Menurut Ve, jumlah sekolah kopi di Indonesia masih sedikit. Hal ini sangat ironis mengingat Indonesia merupakan negara nomor empat sebagai penghasil kopi di dunia. Sejauh ini, hanya ada dua tempat yang menjadi sekolah kopi, yakni ABCD School of Coffee dan Esperto. Sementara, ada pula tempat lain yang hanya menyelenggarakan kelas-kelas kopi, seperti Anomali Coffee, Asosiasi Eksportir Kopi Indonesia (AEKI), dan Caswell. Sedangkan, Korea Selatan sebagai negara yang tidak memproduksi kopi, memiliki jumlah sekolah kopi lebih banyak. Misalnya saja, di Seoul terdapat sekitar 300 sekolah kopi dan di daerah tersebut setiap coffee shop pasti memiliki kelas kopi. Menurut Ve, masyarakat Korea Selatan selalu mau tahu tentang kopi sehingga sekolah kopi di negara tersebut berkembang pesat. Sementara Indonesia sebagai negara penghasil kopi nomor empat di dunia, justru anak mudanya banyak tidak tahu tentang kopi.


Peserta di ABCD School of Coffee diikuti oleh seluruh kalangan, mulai dari anak muda sampai para pejabat negara yang sudah pensiun dan ingin terjun ke bisnis coffee shop. Selain itu, ada pula peserta dari luar negeri, seperti para ekspatriat dan istri-istri duta besar. Saat ini sudah banyak lulusan ABCD School of Coffee yang membuka coffee shop. Bahkan dalam beberapa bulan terakhir, setiap pekan selalu ada coffee shop baru yang didirikan oleh alumni ABCD School of Coffee. Ve mengatakan, ke depan ABCD School of Coffee akan melakukan sertifikasi internasional dari Amerika Serikat untuk laboratorium kopi yang dimiliki. Selain itu, juga akan memberdayakan petani kopi melalui sistem kerja sama. Nantinya, para petani kopi itu diberi pengetahuan tentang kopi, mulai dari cara mengolah lahan, membuat sistem pasca panen yang lebih rapih dan higienis, serta memberikan pengetahuan mengenai perkebunan kopi untuk meningkatkan kualitas kopi yang mereka tanam. Apabila kualitas kopi para petani meningkat, harga yang didapatkan akan semakin tinggi, dan hal ini bisa memberikan kesejahteraan bagi petani kopi. Selain itu, perkebunan kopi tersebut juga akan dimanfaatkan sebagai eco tourism. Ini bisa dijadikan fasilitas edukasi bagi masyarakat yang mau belajar tentang kopi.

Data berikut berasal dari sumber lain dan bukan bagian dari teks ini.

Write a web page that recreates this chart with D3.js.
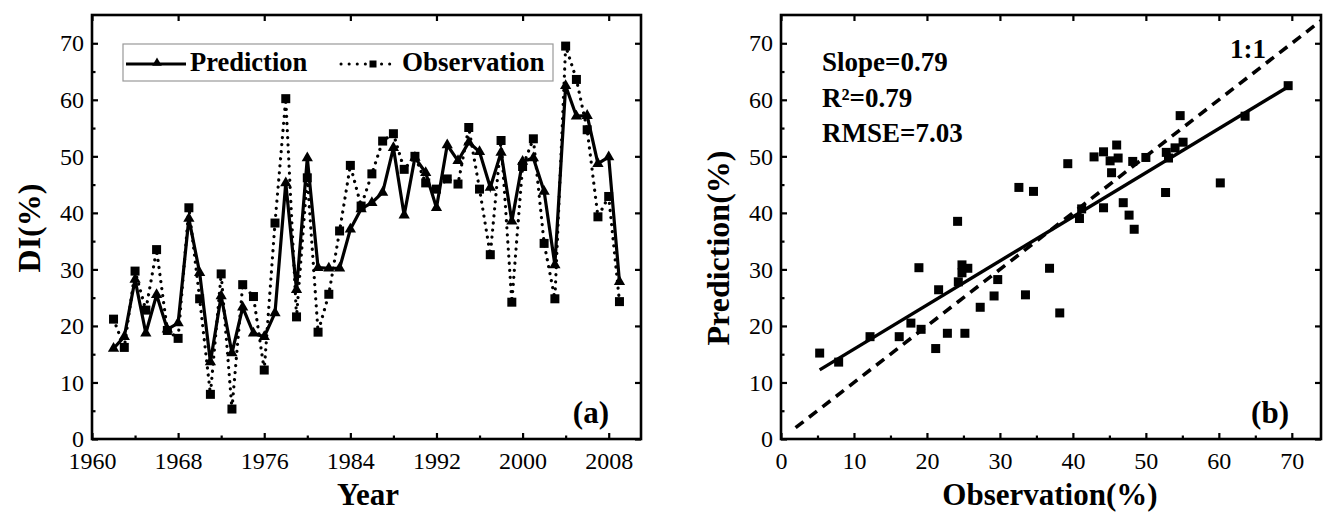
<!DOCTYPE html>
<html>
<head>
<meta charset="utf-8">
<script src="https://cdn.jsdelivr.net/npm/d3@7"></script>
<style>
  body { margin: 0; background: #fff; }
  text { font-family: "Liberation Serif", "Times New Roman", serif; fill: #000; }
  .tick text { font-size: 24px; }
  .bold { font-weight: bold; }
</style>
</head>
<body>
<svg id="chart" width="1323" height="513"></svg>
<script>
// years 1962 - 2009
let years = d3.range(1962, 2010);

let prediction = [
  16.0, 18.1, 28.2, 18.7, 25.5, 19.4, 20.5, 39.0, 29.4, 13.6,
  25.3, 15.2, 23.3, 18.7, 18.1, 22.3, 45.3, 26.4, 49.7, 30.3,
  30.2, 30.2, 37.1, 40.7, 41.8, 43.6, 51.5, 39.6, 49.8, 47.1,
  40.9, 52.0, 49.2, 52.5, 50.8, 44.5, 50.7, 38.5, 49.1, 49.7,
  43.8, 30.8, 62.5, 57.1, 57.2, 48.7, 49.9, 27.8,
];

let observation = [
  21.2, 16.2, 29.7, 22.8, 33.5, 19.2, 17.8, 40.9, 24.8, 7.9,
  29.2, 5.3, 27.3, 25.2, 12.2, 38.2, 60.2, 21.6, 46.2, 18.9,
  25.6, 36.8, 48.4, 41.2, 46.9, 52.7, 54.0, 47.7, 50.0, 45.3,
  44.2, 46.0, 45.1, 55.1, 44.2, 32.6, 52.8, 24.2, 48.2, 53.1,
  34.6, 24.8, 69.5, 63.6, 54.7, 39.3, 42.9, 24.3,
];

let yearTicks = [1960, 1968, 1976, 1984, 1992, 2000, 2008];
let yearMinorTicks = [1964, 1972, 1980, 1988, 1996, 2004];
let obsTicks = [0, 10, 20, 30, 40, 50, 60, 70];
let obsMinorTicks = [5, 15, 25, 35, 45, 55, 65];
let valueTicks = [0, 10, 20, 30, 40, 50, 60, 70];
let valueMinorTicks = [5, 15, 25, 35, 45, 55, 65];

// fitted line and stats
let fitSlope = 0.78;
let fitIntercept = 8.1;
let fitRange = [5.3, 69.5];
let statsText = ["Slope=0.79", "R²=0.79", "RMSE=7.03"];

let svg = d3.select("#chart");

let plotTop = 15;
let plotBottom = 439;

let leftBox = { x0: 92, x1: 641 };
let rightBox = { x0: 781, x1: 1321 };

let yScale = d3.scaleLinear().domain([0, 75]).range([plotBottom, plotTop]);
let xYear = d3.scaleLinear().domain([1960, 2011]).range([leftBox.x0, leftBox.x1]);
let xObs = d3.scaleLinear().domain([0, 74]).range([rightBox.x0, rightBox.x1]);

let data = years.map((y, i) => ({
  year: y,
  pred: prediction[i],
  obs: observation[i],
}));

drawFrame(xYear, yearTicks, yearMinorTicks, leftBox, "a");
drawFrame(xObs, obsTicks, obsMinorTicks, rightBox, "b");
drawTimeSeries();
drawScatter();
drawTitles();

function drawFrame(xScale, majors, minors, box, clipId) {
  let g = svg.append("g");

  svg
    .append("clipPath")
    .attr("id", "clip-" + clipId)
    .append("rect")
    .attr("x", box.x0)
    .attr("y", plotTop)
    .attr("width", box.x1 - box.x0)
    .attr("height", plotBottom - plotTop);

  // bottom axis, ticks pointing inward
  g.append("g")
    .attr("transform", `translate(0,${plotBottom})`)
    .call(d3.axisBottom(xScale).tickValues(majors).tickSize(-6).tickPadding(13).tickFormat(d3.format("d")));
  g.append("g")
    .attr("transform", `translate(0,${plotBottom})`)
    .call(d3.axisBottom(xScale).tickValues(minors).tickSize(-3.5).tickFormat(""));
  // top axis, majors only
  g.append("g")
    .attr("transform", `translate(0,${plotTop})`)
    .call(d3.axisTop(xScale).tickValues(majors).tickSize(-6).tickFormat(""));

  // left axis
  g.append("g")
    .attr("transform", `translate(${box.x0},0)`)
    .call(d3.axisLeft(yScale).tickValues(valueTicks).tickSize(-6).tickPadding(8));
  g.append("g")
    .attr("transform", `translate(${box.x0},0)`)
    .call(d3.axisLeft(yScale).tickValues(valueMinorTicks).tickSize(-3.5).tickFormat(""));
  // right axis
  g.append("g")
    .attr("transform", `translate(${box.x1},0)`)
    .call(d3.axisRight(yScale).tickValues(valueTicks).tickSize(-6).tickFormat(""));

  g.selectAll(".domain").remove();
  g.selectAll(".tick line").attr("stroke", "#000").attr("stroke-width", 2.2);
  g.selectAll(".tick text").attr("font-size", 24);

  g.append("rect")
    .attr("x", box.x0)
    .attr("y", plotTop)
    .attr("width", box.x1 - box.x0)
    .attr("height", plotBottom - plotTop)
    .attr("fill", "none")
    .attr("stroke", "#000")
    .attr("stroke-width", 2.6);

  svg
    .append("text")
    .attr("class", "bold")
    .attr("x", box.x1 - 32)
    .attr("y", 423)
    .attr("text-anchor", "end")
    .attr("font-size", 31)
    .text(`(${clipId})`);
}

function drawTimeSeries() {
  let body = svg.append("g").attr("clip-path", "url(#clip-a)");

  let obsLine = d3.line().x((d) => xYear(d.year)).y((d) => yScale(d.obs));
  let predLine = d3.line().x((d) => xYear(d.year)).y((d) => yScale(d.pred));

  body
    .append("path")
    .datum(data)
    .attr("d", obsLine)
    .attr("fill", "none")
    .attr("stroke", "#000")
    .attr("stroke-width", 3.2)
    .attr("stroke-linecap", "round")
    .attr("stroke-dasharray", "0.1,7");

  body
    .append("path")
    .datum(data)
    .attr("d", predLine)
    .attr("fill", "none")
    .attr("stroke", "#000")
    .attr("stroke-width", 3.2)
    .attr("stroke-linejoin", "miter");

  body
    .selectAll(".tri")
    .data(data)
    .enter()
    .append("path")
    .attr("class", "tri")
    .attr("d", d3.symbol(d3.symbolTriangle, 55))
    .attr("transform", (d) => `translate(${xYear(d.year)},${yScale(d.pred)})`)
    .attr("fill", "#000");

  body
    .selectAll(".sq")
    .data(data)
    .enter()
    .append("rect")
    .attr("class", "sq")
    .attr("x", (d) => xYear(d.year) - 4.5)
    .attr("y", (d) => yScale(d.obs) - 4.5)
    .attr("width", 9)
    .attr("height", 9)
    .attr("fill", "#000");

  // legend
  let lg = svg.append("g");
  lg.append("rect")
    .attr("x", 123)
    .attr("y", 44)
    .attr("width", 430)
    .attr("height", 37)
    .attr("fill", "#fff")
    .attr("stroke", "#999")
    .attr("stroke-width", 1.2);
  lg.append("line")
    .attr("x1", 126).attr("x2", 186).attr("y1", 64).attr("y2", 64)
    .attr("stroke", "#000").attr("stroke-width", 3.2);
  lg.append("path")
    .attr("d", d3.symbol(d3.symbolTriangle, 40))
    .attr("transform", "translate(157,63)")
    .attr("fill", "#000");
  lg.append("text")
    .attr("class", "bold")
    .attr("x", 190).attr("y", 71)
    .attr("font-size", 26.5)
    .text("Prediction");
  lg.append("line")
    .attr("x1", 341).attr("x2", 397).attr("y1", 64).attr("y2", 64)
    .attr("stroke", "#000").attr("stroke-width", 3)
    .attr("stroke-linecap", "round")
    .attr("stroke-dasharray", "0.1,8");
  lg.append("rect")
    .attr("x", 369.5).attr("y", 60.5).attr("width", 7).attr("height", 7)
    .attr("fill", "#000");
  lg.append("text")
    .attr("class", "bold")
    .attr("x", 402).attr("y", 71)
    .attr("font-size", 27)
    .text("Observation");
}

function drawScatter() {
  let body = svg.append("g").attr("clip-path", "url(#clip-b)");

  body
    .append("line")
    .attr("x1", xObs(2))
    .attr("y1", yScale(2))
    .attr("x2", xObs(80))
    .attr("y2", yScale(80))
    .attr("stroke", "#000")
    .attr("stroke-width", 3.6)
    .attr("stroke-dasharray", "10,7");

  body
    .append("line")
    .attr("x1", xObs(fitRange[0]))
    .attr("y1", yScale(fitSlope * fitRange[0] + fitIntercept))
    .attr("x2", xObs(fitRange[1]))
    .attr("y2", yScale(fitSlope * fitRange[1] + fitIntercept))
    .attr("stroke", "#000")
    .attr("stroke-width", 3.4);

  body
    .selectAll(".pt")
    .data(data)
    .enter()
    .append("rect")
    .attr("class", "pt")
    .attr("x", (d) => xObs(d.obs) - 4.5)
    .attr("y", (d) => yScale(d.pred) - 4.5)
    .attr("width", 9)
    .attr("height", 9)
    .attr("fill", "#000");

  svg
    .selectAll(".stat")
    .data(statsText)
    .enter()
    .append("text")
    .attr("class", "stat bold")
    .attr("x", 822)
    .attr("y", (d, i) => 71 + i * 35.5)
    .attr("font-size", 27)
    .text((d) => d);

  svg
    .append("text")
    .attr("class", "bold")
    .attr("x", 1230)
    .attr("y", 58)
    .attr("font-size", 27)
    .text("1:1");
}

function drawTitles() {
  svg
    .append("text")
    .attr("class", "bold")
    .attr("x", 368)
    .attr("y", 505)
    .attr("text-anchor", "middle")
    .attr("font-size", 31)
    .text("Year");

  svg
    .append("text")
    .attr("class", "bold")
    .attr("x", 1050)
    .attr("y", 505)
    .attr("text-anchor", "middle")
    .attr("font-size", 31)
    .text("Observation(%)");

  svg
    .append("text")
    .attr("class", "bold")
    .attr("transform", "translate(40,228) rotate(-90)")
    .attr("text-anchor", "middle")
    .attr("font-size", 32)
    .text("DI(%)");

  svg
    .append("text")
    .attr("class", "bold")
    .attr("transform", "translate(729,248) rotate(-90)")
    .attr("text-anchor", "middle")
    .attr("font-size", 32)
    .text("Prediction(%)");
}
</script>
</body>
</html>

Ve mengatakan, tren kopi sudah dimulai sejak awal 2015, namun menurutnya, tren tersebut agak kritis dan perlu ditinjau lebih lanjut apakah bisa bertahan lama atau tidak. Jangan sampai masyarakat merasa bosan sehingga pada akhirnya minum kopi atau ngopi hanya menguap sebagai tren belaka, dan tidak melekat menjadi salah satu budaya di masyarakat. Untuk mengantisipasi masa krisis ini, menurut Ve, perlu edukasi kepada masyarakat mengenai ilmu kopi. Dengan demikian, masyarakat semakin paham dengan kualitas kopi dan ketika mereka datang ke coffee shop tak cuma nongkrong saja, tapi mereka juga ingin mencari kopi yang berkualitas.